**WORK TO BE COMPLETED**
Give the listing again character for character, but drop the images.
_____
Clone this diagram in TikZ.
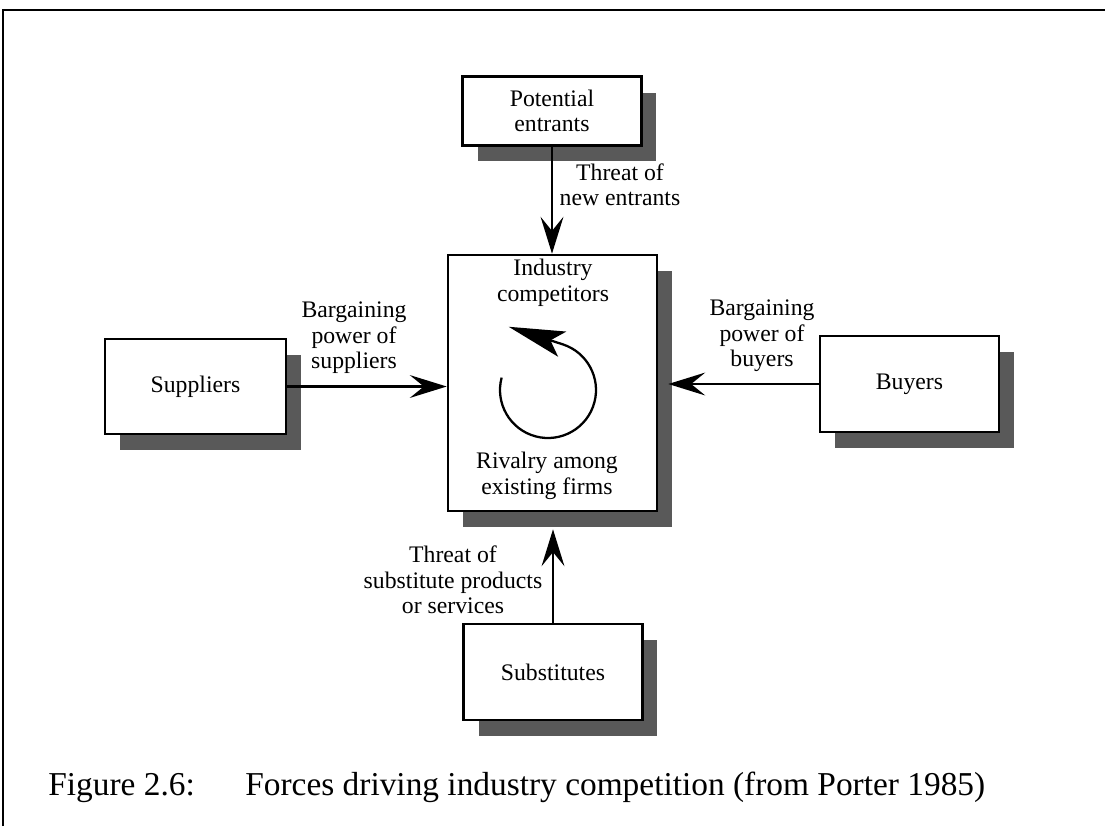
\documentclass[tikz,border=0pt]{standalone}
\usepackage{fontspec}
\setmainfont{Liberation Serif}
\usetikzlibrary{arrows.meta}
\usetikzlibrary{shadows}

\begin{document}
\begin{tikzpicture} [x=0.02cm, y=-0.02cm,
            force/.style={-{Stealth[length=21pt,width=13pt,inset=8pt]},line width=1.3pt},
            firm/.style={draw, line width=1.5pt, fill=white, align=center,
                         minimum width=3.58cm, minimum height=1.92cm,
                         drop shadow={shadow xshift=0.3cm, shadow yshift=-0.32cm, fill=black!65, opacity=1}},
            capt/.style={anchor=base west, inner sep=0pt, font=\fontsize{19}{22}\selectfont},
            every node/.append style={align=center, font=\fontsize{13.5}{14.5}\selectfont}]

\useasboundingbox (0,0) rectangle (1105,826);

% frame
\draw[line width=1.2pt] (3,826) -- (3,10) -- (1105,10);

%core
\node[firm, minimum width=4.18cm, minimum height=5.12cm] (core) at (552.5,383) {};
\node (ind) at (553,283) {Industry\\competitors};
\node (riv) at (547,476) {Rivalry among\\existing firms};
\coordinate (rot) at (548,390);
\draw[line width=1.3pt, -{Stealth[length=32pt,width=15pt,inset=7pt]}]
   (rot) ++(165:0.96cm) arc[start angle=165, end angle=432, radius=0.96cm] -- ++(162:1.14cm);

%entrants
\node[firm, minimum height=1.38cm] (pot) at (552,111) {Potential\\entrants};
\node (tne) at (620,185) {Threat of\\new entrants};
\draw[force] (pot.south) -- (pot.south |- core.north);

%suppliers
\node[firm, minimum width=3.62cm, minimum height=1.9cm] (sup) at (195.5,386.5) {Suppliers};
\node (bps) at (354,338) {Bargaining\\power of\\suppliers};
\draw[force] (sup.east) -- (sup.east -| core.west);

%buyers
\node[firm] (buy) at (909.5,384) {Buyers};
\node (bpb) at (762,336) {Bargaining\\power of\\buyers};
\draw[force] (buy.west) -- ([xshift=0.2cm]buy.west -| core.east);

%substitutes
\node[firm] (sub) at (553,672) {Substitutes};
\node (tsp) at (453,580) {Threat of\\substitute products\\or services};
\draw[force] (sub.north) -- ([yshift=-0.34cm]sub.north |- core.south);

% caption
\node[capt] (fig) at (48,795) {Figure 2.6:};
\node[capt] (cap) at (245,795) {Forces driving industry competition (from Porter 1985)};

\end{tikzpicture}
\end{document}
_____
**EXERCISE RESULT**
Clone this diagram in TikZ.
\documentclass[tikz,border=0pt]{standalone}
\usepackage{fontspec}
\setmainfont{Liberation Serif}
\usetikzlibrary{arrows.meta}
\usetikzlibrary{shadows}

\begin{document}
\begin{tikzpicture} [x=0.02cm, y=-0.02cm,
            force/.style={-{Stealth[length=21pt,width=13pt,inset=8pt]},line width=1.3pt},
            firm/.style={draw, line width=1.5pt, fill=white, align=center,
                         minimum width=3.58cm, minimum height=1.92cm,
                         drop shadow={shadow xshift=0.3cm, shadow yshift=-0.32cm, fill=black!65, opacity=1}},
            capt/.style={anchor=base west, inner sep=0pt, font=\fontsize{19}{22}\selectfont},
            every node/.append style={align=center, font=\fontsize{13.5}{14.5}\selectfont}]

\useasboundingbox (0,0) rectangle (1105,826);

% frame
\draw[line width=1.2pt] (3,826) -- (3,10) -- (1105,10);

%core
\node[firm, minimum width=4.18cm, minimum height=5.12cm] (core) at (552.5,383) {};
\node (ind) at (553,283) {Industry\\competitors};
\node (riv) at (547,476) {Rivalry among\\existing firms};
\coordinate (rot) at (548,390);
\draw[line width=1.3pt, -{Stealth[length=32pt,width=15pt,inset=7pt]}]
   (rot) ++(165:0.96cm) arc[start angle=165, end angle=432, radius=0.96cm] -- ++(162:1.14cm);

%entrants
\node[firm, minimum height=1.38cm] (pot) at (552,111) {Potential\\entrants};
\node (tne) at (620,185) {Threat of\\new entrants};
\draw[force] (pot.south) -- (pot.south |- core.north);

%suppliers
\node[firm, minimum width=3.62cm, minimum height=1.9cm] (sup) at (195.5,386.5) {Suppliers};
\node (bps) at (354,338) {Bargaining\\power of\\suppliers};
\draw[force] (sup.east) -- (sup.east -| core.west);

%buyers
\node[firm] (buy) at (909.5,384) {Buyers};
\node (bpb) at (762,336) {Bargaining\\power of\\buyers};
\draw[force] (buy.west) -- ([xshift=0.2cm]buy.west -| core.east);

%substitutes
\node[firm] (sub) at (553,672) {Substitutes};
\node (tsp) at (453,580) {Threat of\\substitute products\\or services};
\draw[force] (sub.north) -- ([yshift=-0.34cm]sub.north |- core.south);

% caption
\node[capt] (fig) at (48,795) {Figure 2.6:};
\node[capt] (cap) at (245,795) {Forces driving industry competition (from Porter 1985)};

\end{tikzpicture}
\end{document}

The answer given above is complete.